Over the past decade or so, I have come to accept the permanence of the USA and how it is transforming into something new. I am definitely not one of those who seeks its destruction (as that would be disastrous), but my wariness of its intents and its influence should be plain for all to see. Like all humans, I view these things through the prism of self and family and local history. This is only natural, as comparison is the first step in making sense of such a massive, sprawling subject. To me, the USA is this big, lumbering beast with a sense of permanence about it. Its power is to be respected, it is never to be underestimated, it can sometimes be petitioned, it is best to minimize direct contact with it, and lastly, it is something to be endured.
I think back to my ancestors who were semi-nomadic pastoralists/occasional farmers in 18th century Highland Dalmatia. The Ottoman Empire offered free land (and amnesty to rebels) just over the border in Western Bosnia and Herzegovina in order to fill these empty zones and to be able to tax them as farming serfs. Highland Dalmatia’s soil was very, very poor and rocky, and there were too many people to feed. Lots of these dirt poor pastoralists/farmers took the risk and settled on the Ottoman side of the border, many returning after a generation or two after fleeing. For Christians to leave the nominally Christian Venetian Empire and cross over to the Islamic side seems weird in retrospect, but the spectre of mass starvation will make for desperation. As Michel Houellebecq said: “There is no Israel for me”. For my ancestors, there was no “America” option at the time.
But then again, what do I know? Yesterday, I was thinking about the fall of the Berlin Wall in 1989. It was up for a whole 28 years. Being very, very young while watching Germans take sledgehammers to the structure, 28 years seemed quite long to me. Now in middle age, 28 years is practically yesterday. Few in 1987 could have predicted that the Berlin Wall would be demolished two years later and that the Soviet Union would withdraw its forces from Central and Eastern Europe, only to collapse shortly thereafter. Maybe the USA will collapse “slowly at first, and then suddenly”?

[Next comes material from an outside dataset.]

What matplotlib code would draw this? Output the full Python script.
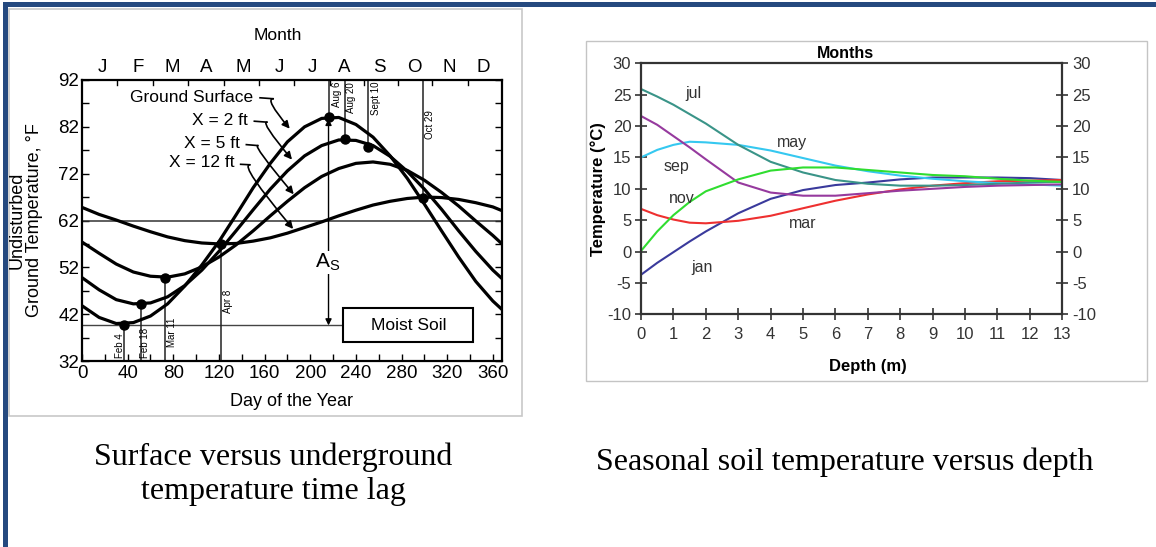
import matplotlib
matplotlib.use('Agg')
import matplotlib.pyplot as plt
from matplotlib.patches import Rectangle

plt.rcParams['font.family'] = ['Liberation Sans', 'DejaVu Sans']
plt.rcParams['axes.unicode_minus'] = False

# ---------------- left chart data ----------------
days = [0, 15, 30, 45, 60, 75, 90, 105, 120, 135, 150, 165, 180, 195, 210, 225,
        240, 255, 270, 285, 300, 315, 330, 345, 360, 368]
ground_surface = [43.8, 41.3, 40.0, 40.2, 41.6, 44.2, 48.0, 52.5, 57.5, 63.2, 69.0, 74.2,
                  78.8, 82.0, 83.8, 84.0, 82.5, 79.8, 75.8, 71.0, 65.5, 59.8, 54.2, 49.0,
                  44.8, 43.0]
depth_2ft = [49.8, 47.2, 45.1, 44.2, 44.4, 45.7, 48.1, 51.4, 55.4, 59.8, 64.3, 68.7,
             72.6, 75.8, 78.0, 79.2, 79.1, 78.0, 75.7, 72.5, 68.7, 64.4, 59.8, 55.4,
             51.4, 49.6]
depth_5ft = [57.4, 55.0, 52.7, 51.0, 50.1, 49.9, 50.6, 52.1, 54.2, 56.8, 59.8, 63.0,
             66.1, 69.0, 71.4, 73.1, 74.2, 74.5, 74.0, 72.7, 70.6, 68.0, 65.1, 61.9,
             58.8, 57.0]
depth_12ft = [64.8, 63.3, 62.1, 60.8, 59.6, 58.5, 57.7, 57.2, 57.0, 57.1, 57.6, 58.3,
              59.3, 60.5, 61.7, 63.0, 64.2, 65.3, 66.1, 66.7, 67.0, 66.9, 66.5, 65.8,
              64.9, 64.1]
curve_labels = ['Ground Surface', 'X = 2 ft', 'X = 5 ft', 'X = 12 ft']

month_letters = ['J', 'F', 'M', 'A', 'M', 'J', 'J', 'A', 'S', 'O', 'N', 'D']
month_letter_days = [18, 49, 79, 109, 141, 173, 202, 230, 261, 291, 322, 352]
month_boundary_days = [31, 62, 93, 124, 155, 186, 217, 247, 277, 307, 338]
left_yticks = [32, 42, 52, 62, 72, 82, 92]
left_xticks = [0, 40, 80, 120, 160, 200, 240, 280, 320, 360]

event_labels = ['Feb 4', 'Feb 18', 'Mar 11', 'Apr 8', 'Aug 6', 'Aug 20', 'Sept 10', 'Oct 29']
event_days = [37, 51.5, 73, 122, 216, 230, 251, 299]
event_temps = [39.7, 44.2, 49.8, 57.0, 84.0, 79.3, 77.6, 66.8]
mean_temp = 62
min_surface_temp = 39.6

# ---------------- right chart data ----------------
depths = [0, 0.5, 1, 1.5, 2, 3, 4, 5, 6, 7, 8, 9, 10, 11, 12, 13]
month_names = ['jan', 'mar', 'may', 'jul', 'sep', 'nov']
jan = [-3.7, -1.8, -0.1, 1.6, 3.2, 6.1, 8.4, 9.8, 10.6, 11.0, 11.5, 11.8, 11.8, 11.8, 11.7, 11.4]
mar = [6.8, 5.8, 5.1, 4.6, 4.5, 4.9, 5.7, 6.9, 8.1, 9.1, 9.9, 10.5, 10.9, 11.2, 11.3, 11.4]
may = [15.0, 16.2, 17.0, 17.5, 17.4, 17.0, 16.1, 14.9, 13.7, 12.8, 12.1, 11.6, 11.2, 10.9, 10.7, 10.5]
jul = [25.9, 24.7, 23.4, 21.9, 20.4, 17.0, 14.3, 12.6, 11.4, 10.8, 10.5, 10.5, 10.6, 10.8, 11.0, 11.1]
sep = [21.6, 20.2, 18.4, 16.6, 14.7, 11.0, 9.4, 8.9, 8.9, 9.3, 9.7, 10.0, 10.3, 10.5, 10.6, 10.7]
nov = [0.1, 3.2, 5.8, 7.9, 9.6, 11.5, 12.9, 13.4, 13.4, 13.0, 12.6, 12.2, 12.0, 11.6, 11.3, 11.1]
right_yticks = [-10, -5, 0, 5, 10, 15, 20, 25, 30]
right_xticks = list(range(0, 14))
series_colors = {'jan': '#3a3a9c', 'mar': '#ee3030', 'may': '#35c8f0',
                 'jul': '#3a9488', 'sep': '#963a9e', 'nov': '#30dd30'}

W, H = 1156, 547
fig = plt.figure(figsize=(W / 100, H / 100), dpi=100)

# background / frame axes in pixel coordinates
bg = fig.add_axes([0, 0, 1, 1], zorder=-5)
bg.set_xlim(0, W)
bg.set_ylim(H, 0)
bg.axis('off')
frame_blue = '#25497f'
bg.add_patch(Rectangle((3, 2), W - 3, 4.5, color=frame_blue, lw=0))
bg.add_patch(Rectangle((3, 2), 4.5, H, color=frame_blue, lw=0))
bg.add_patch(Rectangle((8.5, 8.5), 513, 407, fill=False, ec='#c8c8c8', lw=1.2))
bg.add_patch(Rectangle((586, 41), 561, 340, fill=False, ec='#c4c4c4', lw=1.0))

serif = ['Liberation Serif', 'DejaVu Serif']
bg.text(273, 457, 'Surface versus underground', family=serif, fontsize=23,
        ha='center', va='center')
bg.text(273, 491, 'temperature time lag', family=serif, fontsize=23,
        ha='center', va='center')
bg.text(845, 462, 'Seasonal soil temperature versus depth', family=serif, fontsize=23,
        ha='center', va='center')

# ---------------- left chart ----------------
ax = fig.add_axes([82 / W, 1 - 361 / H, 420 / W, 281 / H])
ax.set_xlim(0, 368)
ax.set_ylim(32, 92)
for s in ax.spines.values():
    s.set_linewidth(1.6)
ax.set_xticks(left_xticks)
ax.set_yticks(left_yticks)
ax.set_xticks([20, 60, 100, 140, 180, 220, 260, 300, 340], minor=True)
ax.set_yticks([37, 47, 57, 67, 77, 87], minor=True)
ax.tick_params(which='both', direction='in', top=False, right=True, labelsize=13.5,
               width=1.0, length=5, pad=3)
ax.tick_params(axis='y', pad=2)
for d in month_boundary_days:
    ax.plot([d, d], [92, 91.0], color='k', lw=1.0, clip_on=False)

lw_curve = 2.3
for series in (ground_surface, depth_2ft, depth_5ft, depth_12ft):
    ax.plot(days, series, color='k', lw=lw_curve, solid_joinstyle='round',
            solid_capstyle='butt', zorder=4)

ax.axhline(mean_temp, color='#333333', lw=1.1, zorder=2)
ax.plot([0, 229], [min_surface_temp, min_surface_temp], color='#444444', lw=1.0, zorder=2)

for i, (lab, d, t) in enumerate(zip(event_labels, event_days, event_temps)):
    if i < 4:
        ax.plot([d, d], [32, t], color='#222222', lw=1.1, zorder=2)
    else:
        ax.plot([d, d], [t, 92], color='#222222', lw=1.1, zorder=2)
ax.plot(event_days, event_temps, 'o', color='k', ms=6.5, zorder=5)

label_pos = [(33, 32.7, 'bottom'), (55.5, 32.7, 'bottom'), (78.5, 35.0, 'bottom'),
             (128, 42.3, 'bottom'), (223.5, 91.6, 'top'), (236, 91.6, 'top'),
             (258, 91.6, 'top'), (304.7, 85.6, 'top')]
for lab, (x, y, va) in zip(event_labels, label_pos):
    ax.text(x, y, lab, rotation=90, fontsize=7, ha='center', va=va, zorder=6)

# A_s amplitude arrow
ax.annotate('', xy=(216, event_temps[4] - 0.3), xytext=(216, min_surface_temp),
            arrowprops=dict(arrowstyle='<|-|>', color='k', lw=1.0,
                            mutation_scale=9, shrinkA=0, shrinkB=0), zorder=3)
ax.text(215, 53, r'$\mathregular{A_S}$', fontsize=15, ha='center', va='center',
        bbox=dict(fc='white', ec='none', pad=0.5), zorder=4)

# Moist soil box
ax.add_patch(Rectangle((229, 36.0), 114, 7.3, fill=True, fc='white', ec='k', lw=1.5, zorder=6))
ax.text(286, 39.6, 'Moist Soil', fontsize=12.5, ha='center', va='center', zorder=7)

# curve labels and leader arrows
lab_xy = [(149.5, 88.3), (145.4, 83.4), (138.4, 78.4), (134.0, 74.3)]
bend_start = [(156, 88.2), (151, 83.2), (144, 78.2), (139, 74.0)]
bend_end = [(167.5, 88.0), (162, 83.0), (154, 78.0), (147, 73.9)]
tips = [(182, 81.6), (184, 75.0), (185.5, 67.6), (185, 60.2)]
for lab, (lx, ly), b0, b1, tp in zip(curve_labels, lab_xy, bend_start, bend_end, tips):
    ax.text(lx, ly, lab, fontsize=12.5, ha='right', va='center', zorder=6)
    ax.plot([b0[0], b1[0]], [b0[1], b1[1]], color='k', lw=1.2, zorder=6)
    ax.annotate('', xy=tp, xytext=b1,
                arrowprops=dict(arrowstyle='-|>', color='k', lw=1.2, mutation_scale=11,
                                shrinkA=0, shrinkB=0,
                                connectionstyle='angle3,angleA=0,angleB=-50'), zorder=6)

for letter, d in zip(month_letters, month_letter_days):
    ax.text(d, 1.043, letter, transform=ax.get_xaxis_transform(), fontsize=13.5,
            ha='center', va='center')
bg.text(278, 35, 'Month', fontsize=12.5, ha='center', va='center')
bg.text(292, 402, 'Day of the Year', fontsize=13, ha='center', va='center')
bg.text(26, 220, 'Undisturbed\nGround Temperature, \u00b0F', fontsize=13, rotation=90,
        ha='center', va='center', linespacing=1.0)

# ---------------- right chart ----------------
ax2 = fig.add_axes([641 / W, 1 - 314.3 / H, 421.3 / W, 251 / H])
ax2.set_xlim(0, 13)
ax2.set_ylim(-10, 30)
for s in ax2.spines.values():
    s.set_linewidth(1.6)
    s.set_color('#333333')
ax2.set_xticks(right_xticks)
ax2.set_yticks(right_yticks)
ax2.tick_params(direction='inout', length=8, width=1.2, color='#333333',
                labelcolor='#333333', labelsize=12, left=True, right=True,
                labelright=True, top=False)
ax2.tick_params(axis='x', pad=5)
ax2.tick_params(axis='y', pad=3)
for name, vals in zip(month_names, (jan, mar, may, jul, sep, nov)):
    ax2.plot(depths, vals, color=series_colors[name], lw=1.5, solid_joinstyle='round')

txt_pos = {'jul': (1.62, 25.2), 'may': (4.65, 17.3), 'sep': (1.1, 13.5),
           'nov': (1.26, 8.5), 'mar': (5.0, 4.4), 'jan': (1.87, -2.6)}
for name in month_names:
    x, y = txt_pos[name]
    ax2.text(x, y, name, fontsize=11.5, color='#333333', ha='center', va='center')

bg.text(845, 53, 'Months', fontsize=11.5, fontweight='bold', ha='center', va='center')
bg.text(868, 366, 'Depth (m)', fontsize=12, fontweight='bold', ha='center', va='center')
bg.text(598, 189, 'Temperature (\u00b0C)', fontsize=12, fontweight='bold', rotation=90,
        ha='center', va='center')

fig.savefig('out.png', dpi=100)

One thing that I DO know is that the contagion of American racial narratives continues to seep into other countries, leading to ahistorical absurdities such as the following example:
On September 25th, UK Foreign Secretary David Lammy decided to grandstand at the United Nations in support of Ukraine by denunciating Russia for its “imperialism” in the most absurd way possible: by tying it to the historical enslavement of Black Africans, with the added bonus of Lammy beating his chest while informing everyone in attendance that he is “Black”, in a fit of performative outrage.
Here is what he said:
“But I say to the Russian representative, on his phone as we speak, that I stand here also as a Black man whose ancestors were taken in chains from Africa, at the barrel of a gun to be enslaved, whose ancestors rose up and fought in a great rebellion of the enslaved.
Imperialism.
I know it when I see it. And I will call it out for what it is.
In this week, when I’m here talking to other partners around the world about our shared futures, and the future of the UN, Russia is trying to return us to a world of the past. A world of imperialism. A world of redrawing borders by force. A world without the UN Charter. We cannot allow this to happen. Ukraine’s fight matters to all of us. The UK will remain Ukraine’s staunchest supporter.
I draw attention to this not because of the debate over the War in Ukraine, but because of Lammy’s cynical and opportunistic (and ahistorical) use and abuse of his race. He is the Foreign Secretary of the United Kingdom, not the Secretary of State for Blacks at the UN. Maybe Blacks should be given a permanent seat on the UN Security Council, with veto power? (inb4 “don’t give the Americans any ideas, Nic!”).
It’s easy to point out the hypocrisy of a representative of the UK using transatlantic slavery to try and score cheap points at the UN, but my focus is elsewhere. What Lammy’s performance shows us is how the US contagion known as Critical Race Theory is being exported abroad, digested, and, to use hated term, weaponized. The conflation of empire and slavery is bad enough, but to adopt American racial narratives to frame foreign conflicts that have absolutely nothing to do with those narratives either historically or culturally, goes to show just how far this contagion has already spread. Lammy is identifying himself as a “political Black”, separate from the non-Blacks in the UK, but of the same as Black descendants of slavery in the New World. Just who does he represent?